3. Building data-driven products
HR tech and sales tech companies can use external data to build their own, unique, data-driven products.
HR tech can ingest large volumes of employee data to their database and power a recruitment platform, whereas sales tech companies can do the same to build a lead generation platform.
4. Customer insights
With external data, the marketing department can get better insights into the company's customer base.
Here social media data will allow a better analysis of brand perception and awareness, while online search data will show current shopping trends and what interests the target audience the most.
Another important aspect is brand sentiment analysis. Businesses may compile a sizable volume of customer feedback to learn what consumers think of any brand and how particular behaviors might affect perception.
5. Product development
Companies can use product review data to track the pulse of the market. It's a great source of information if you're looking to build a new product or improve an existing one.
You're getting information directly from the consumers, the end-users that will be using the product or service.
External data as AI fuel
As AI adoption accelerates across industries, external data has quietly become one of its most critical inputs, and that dependency is only going to deepen:
- AI models rely on external data. Internal data alone doesn't provide the volume, variety, or recency that modern AI applications require. Whether training a candidate-matching algorithm, building a lead-scoring model, or powering a live AI agent, the model needs structured, high-quality data that reflects the real world. Gartner estimates that through 2026, 60% of AI projects will be abandoned due to a lack of AI-ready data.
- Enrichment makes existing data more useful.
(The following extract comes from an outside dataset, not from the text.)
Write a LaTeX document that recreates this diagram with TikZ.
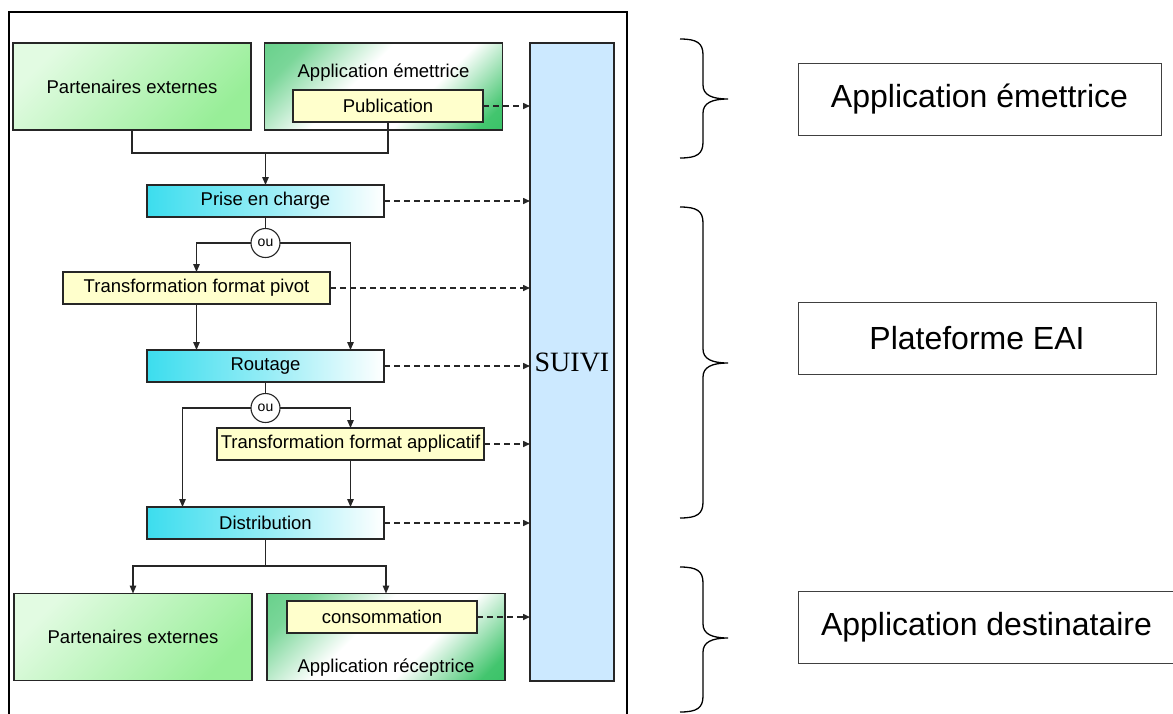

Most organizations are sitting on databases full of incomplete or outdated records. External data fills those gaps, appending missing firmographics, updating contact details, adding employment history, or layering on intent signals. The result is that existing data becomes significantly more actionable without starting from scratch.
- Real-time signals drive smarter automation. Static datasets have their place, but the most competitive AI applications run on live signals, such as hiring activity, technology adoption, funding events, headcount changes. Access to real-time external data allows models and automated workflows to act on what's happening now, not what was true three months ago when a dataset was last refreshed.
Conclusion
Long-term business decisions will be more effective if organizations fully leverage publicly available external data. To obtain the most valuable insights, businesses should be linking internal data with existing external data.
They also need to develop a solid data strategy to make sure they can assess and manage various sets of data.